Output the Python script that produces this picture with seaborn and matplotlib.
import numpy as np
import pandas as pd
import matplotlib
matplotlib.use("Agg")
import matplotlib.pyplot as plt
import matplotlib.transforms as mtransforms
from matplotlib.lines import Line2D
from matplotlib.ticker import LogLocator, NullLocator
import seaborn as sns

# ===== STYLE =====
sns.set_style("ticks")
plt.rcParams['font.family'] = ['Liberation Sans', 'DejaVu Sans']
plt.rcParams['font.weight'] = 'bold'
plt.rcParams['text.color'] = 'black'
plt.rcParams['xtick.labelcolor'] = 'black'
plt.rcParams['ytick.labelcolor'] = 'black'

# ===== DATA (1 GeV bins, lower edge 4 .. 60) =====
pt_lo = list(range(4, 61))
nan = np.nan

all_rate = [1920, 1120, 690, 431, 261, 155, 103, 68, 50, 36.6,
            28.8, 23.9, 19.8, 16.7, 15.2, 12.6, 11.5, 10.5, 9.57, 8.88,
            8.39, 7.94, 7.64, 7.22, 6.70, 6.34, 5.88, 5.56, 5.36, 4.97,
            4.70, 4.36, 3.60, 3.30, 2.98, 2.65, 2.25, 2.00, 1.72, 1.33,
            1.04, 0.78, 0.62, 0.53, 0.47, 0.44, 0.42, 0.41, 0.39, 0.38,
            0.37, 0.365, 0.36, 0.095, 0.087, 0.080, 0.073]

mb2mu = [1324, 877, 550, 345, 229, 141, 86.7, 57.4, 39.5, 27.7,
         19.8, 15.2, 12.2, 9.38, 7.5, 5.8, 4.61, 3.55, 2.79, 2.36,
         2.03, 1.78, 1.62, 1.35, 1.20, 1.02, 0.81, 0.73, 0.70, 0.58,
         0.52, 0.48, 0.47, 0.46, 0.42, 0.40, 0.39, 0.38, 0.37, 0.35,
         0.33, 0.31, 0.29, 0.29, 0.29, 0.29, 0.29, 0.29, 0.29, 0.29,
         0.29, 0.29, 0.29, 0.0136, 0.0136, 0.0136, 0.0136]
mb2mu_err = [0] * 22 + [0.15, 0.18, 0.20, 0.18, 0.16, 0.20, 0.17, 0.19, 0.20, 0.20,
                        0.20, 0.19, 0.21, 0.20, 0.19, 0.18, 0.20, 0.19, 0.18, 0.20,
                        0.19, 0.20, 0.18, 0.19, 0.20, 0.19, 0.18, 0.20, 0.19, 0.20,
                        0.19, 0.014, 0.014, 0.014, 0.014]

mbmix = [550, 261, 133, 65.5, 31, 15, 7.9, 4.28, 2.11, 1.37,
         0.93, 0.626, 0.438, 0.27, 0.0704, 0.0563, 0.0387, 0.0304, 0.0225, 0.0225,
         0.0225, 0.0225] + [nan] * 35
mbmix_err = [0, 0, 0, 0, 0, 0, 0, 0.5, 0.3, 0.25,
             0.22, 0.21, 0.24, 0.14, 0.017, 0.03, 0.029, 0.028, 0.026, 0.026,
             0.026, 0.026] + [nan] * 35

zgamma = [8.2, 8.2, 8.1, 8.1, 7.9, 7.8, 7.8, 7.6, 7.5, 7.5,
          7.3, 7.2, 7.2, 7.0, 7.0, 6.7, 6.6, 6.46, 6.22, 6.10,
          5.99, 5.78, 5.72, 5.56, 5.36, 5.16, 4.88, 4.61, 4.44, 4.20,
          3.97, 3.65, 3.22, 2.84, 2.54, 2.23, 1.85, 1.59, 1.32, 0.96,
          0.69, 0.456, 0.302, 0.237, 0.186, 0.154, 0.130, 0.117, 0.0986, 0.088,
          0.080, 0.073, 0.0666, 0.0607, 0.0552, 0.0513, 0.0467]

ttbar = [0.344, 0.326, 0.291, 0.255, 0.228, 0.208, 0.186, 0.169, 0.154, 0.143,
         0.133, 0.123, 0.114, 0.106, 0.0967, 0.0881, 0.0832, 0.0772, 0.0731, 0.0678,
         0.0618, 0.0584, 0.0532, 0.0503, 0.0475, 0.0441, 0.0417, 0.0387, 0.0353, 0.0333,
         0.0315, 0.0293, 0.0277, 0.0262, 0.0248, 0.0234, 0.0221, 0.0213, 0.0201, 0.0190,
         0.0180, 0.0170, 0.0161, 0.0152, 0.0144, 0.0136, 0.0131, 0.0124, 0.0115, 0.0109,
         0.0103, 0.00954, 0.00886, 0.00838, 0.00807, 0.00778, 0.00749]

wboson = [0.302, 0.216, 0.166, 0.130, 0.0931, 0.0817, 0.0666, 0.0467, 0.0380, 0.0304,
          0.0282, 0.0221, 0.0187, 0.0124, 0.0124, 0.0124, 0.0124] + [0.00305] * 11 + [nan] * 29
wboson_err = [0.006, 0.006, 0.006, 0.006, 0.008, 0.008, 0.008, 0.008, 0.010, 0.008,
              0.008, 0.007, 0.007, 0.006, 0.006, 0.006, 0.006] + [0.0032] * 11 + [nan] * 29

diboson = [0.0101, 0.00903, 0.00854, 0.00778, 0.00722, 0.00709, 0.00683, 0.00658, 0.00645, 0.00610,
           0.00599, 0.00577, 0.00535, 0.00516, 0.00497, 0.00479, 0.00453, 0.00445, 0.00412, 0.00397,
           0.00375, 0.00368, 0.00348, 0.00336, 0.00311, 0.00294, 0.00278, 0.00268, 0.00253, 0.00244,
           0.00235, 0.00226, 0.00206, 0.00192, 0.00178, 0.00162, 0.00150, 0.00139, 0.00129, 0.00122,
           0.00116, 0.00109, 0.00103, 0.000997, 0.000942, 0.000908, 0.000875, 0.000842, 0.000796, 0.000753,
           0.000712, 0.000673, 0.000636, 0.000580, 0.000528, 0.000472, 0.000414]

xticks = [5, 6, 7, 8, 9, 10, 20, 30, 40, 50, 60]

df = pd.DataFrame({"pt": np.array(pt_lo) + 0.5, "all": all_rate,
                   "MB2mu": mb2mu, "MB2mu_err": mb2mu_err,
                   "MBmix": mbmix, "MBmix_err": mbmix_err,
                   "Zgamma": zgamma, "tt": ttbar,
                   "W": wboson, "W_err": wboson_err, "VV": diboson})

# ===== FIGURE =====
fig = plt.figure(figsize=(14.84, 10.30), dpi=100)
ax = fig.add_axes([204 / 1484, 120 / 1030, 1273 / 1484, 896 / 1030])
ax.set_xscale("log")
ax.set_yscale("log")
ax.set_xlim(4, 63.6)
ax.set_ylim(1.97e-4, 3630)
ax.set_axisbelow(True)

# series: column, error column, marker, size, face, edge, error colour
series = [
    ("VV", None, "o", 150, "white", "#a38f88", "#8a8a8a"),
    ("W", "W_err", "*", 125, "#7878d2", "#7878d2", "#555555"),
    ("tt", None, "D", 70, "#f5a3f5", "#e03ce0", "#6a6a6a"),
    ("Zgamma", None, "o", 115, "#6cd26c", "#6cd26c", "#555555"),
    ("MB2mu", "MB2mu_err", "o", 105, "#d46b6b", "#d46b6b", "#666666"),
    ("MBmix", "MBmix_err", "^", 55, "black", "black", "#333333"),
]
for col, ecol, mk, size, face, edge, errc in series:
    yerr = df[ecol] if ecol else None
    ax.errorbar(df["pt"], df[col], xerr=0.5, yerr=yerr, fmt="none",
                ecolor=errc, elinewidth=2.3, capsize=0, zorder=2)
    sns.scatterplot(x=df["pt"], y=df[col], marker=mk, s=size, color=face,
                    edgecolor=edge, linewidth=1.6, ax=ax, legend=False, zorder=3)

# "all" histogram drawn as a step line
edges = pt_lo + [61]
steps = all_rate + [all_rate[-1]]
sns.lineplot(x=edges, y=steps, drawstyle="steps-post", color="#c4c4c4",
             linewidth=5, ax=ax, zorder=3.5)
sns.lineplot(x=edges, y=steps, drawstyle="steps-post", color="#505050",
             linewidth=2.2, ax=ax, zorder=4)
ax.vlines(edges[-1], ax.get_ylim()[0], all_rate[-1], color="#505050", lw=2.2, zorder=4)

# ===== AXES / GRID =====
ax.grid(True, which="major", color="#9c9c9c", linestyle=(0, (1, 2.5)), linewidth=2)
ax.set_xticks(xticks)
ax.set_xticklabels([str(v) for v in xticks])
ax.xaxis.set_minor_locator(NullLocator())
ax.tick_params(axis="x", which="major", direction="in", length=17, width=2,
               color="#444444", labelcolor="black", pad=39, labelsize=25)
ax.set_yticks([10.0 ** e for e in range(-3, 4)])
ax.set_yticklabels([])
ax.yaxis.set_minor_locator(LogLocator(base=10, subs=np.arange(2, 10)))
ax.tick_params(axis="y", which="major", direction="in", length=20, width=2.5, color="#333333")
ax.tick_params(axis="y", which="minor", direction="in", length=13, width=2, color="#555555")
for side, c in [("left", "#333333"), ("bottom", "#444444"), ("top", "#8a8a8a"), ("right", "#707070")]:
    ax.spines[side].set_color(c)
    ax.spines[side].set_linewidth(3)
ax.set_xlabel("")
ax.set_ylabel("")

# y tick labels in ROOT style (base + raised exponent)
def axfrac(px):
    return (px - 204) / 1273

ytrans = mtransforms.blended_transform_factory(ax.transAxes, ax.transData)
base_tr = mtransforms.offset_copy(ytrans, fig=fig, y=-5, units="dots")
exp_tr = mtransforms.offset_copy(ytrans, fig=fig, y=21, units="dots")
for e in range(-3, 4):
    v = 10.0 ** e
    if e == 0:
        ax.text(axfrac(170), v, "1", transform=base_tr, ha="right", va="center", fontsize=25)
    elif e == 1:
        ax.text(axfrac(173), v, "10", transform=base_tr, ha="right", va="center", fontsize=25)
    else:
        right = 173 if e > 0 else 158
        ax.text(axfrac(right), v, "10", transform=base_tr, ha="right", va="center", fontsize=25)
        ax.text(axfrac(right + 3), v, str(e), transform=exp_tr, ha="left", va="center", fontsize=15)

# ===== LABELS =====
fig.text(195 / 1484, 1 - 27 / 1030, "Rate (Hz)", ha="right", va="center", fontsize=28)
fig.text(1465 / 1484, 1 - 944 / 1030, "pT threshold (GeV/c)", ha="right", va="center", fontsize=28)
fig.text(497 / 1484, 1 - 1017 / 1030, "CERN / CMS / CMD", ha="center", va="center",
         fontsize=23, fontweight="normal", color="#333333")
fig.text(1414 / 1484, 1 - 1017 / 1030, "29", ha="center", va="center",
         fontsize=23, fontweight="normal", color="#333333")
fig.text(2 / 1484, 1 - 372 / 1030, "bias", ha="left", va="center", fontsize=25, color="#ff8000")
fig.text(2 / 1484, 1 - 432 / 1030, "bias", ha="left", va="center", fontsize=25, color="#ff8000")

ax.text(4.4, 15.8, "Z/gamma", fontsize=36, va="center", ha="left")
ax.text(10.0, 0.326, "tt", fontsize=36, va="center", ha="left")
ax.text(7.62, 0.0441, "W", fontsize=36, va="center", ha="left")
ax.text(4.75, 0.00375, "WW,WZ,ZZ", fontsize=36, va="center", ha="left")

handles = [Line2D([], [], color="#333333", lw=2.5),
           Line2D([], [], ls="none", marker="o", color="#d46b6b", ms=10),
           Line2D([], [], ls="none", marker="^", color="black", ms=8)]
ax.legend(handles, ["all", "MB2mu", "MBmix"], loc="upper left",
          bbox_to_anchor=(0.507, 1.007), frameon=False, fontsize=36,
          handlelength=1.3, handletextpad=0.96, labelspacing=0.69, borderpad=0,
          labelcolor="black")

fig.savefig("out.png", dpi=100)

* * * * *

◆ **WHAT YOU NEED TO DO**:
Pull out each line containing the word "seaborn" and copy it.

◆ **REPLY TO THE EXERCISE**:
Output the Python script that produces this picture with seaborn and matplotlib.
import seaborn as sns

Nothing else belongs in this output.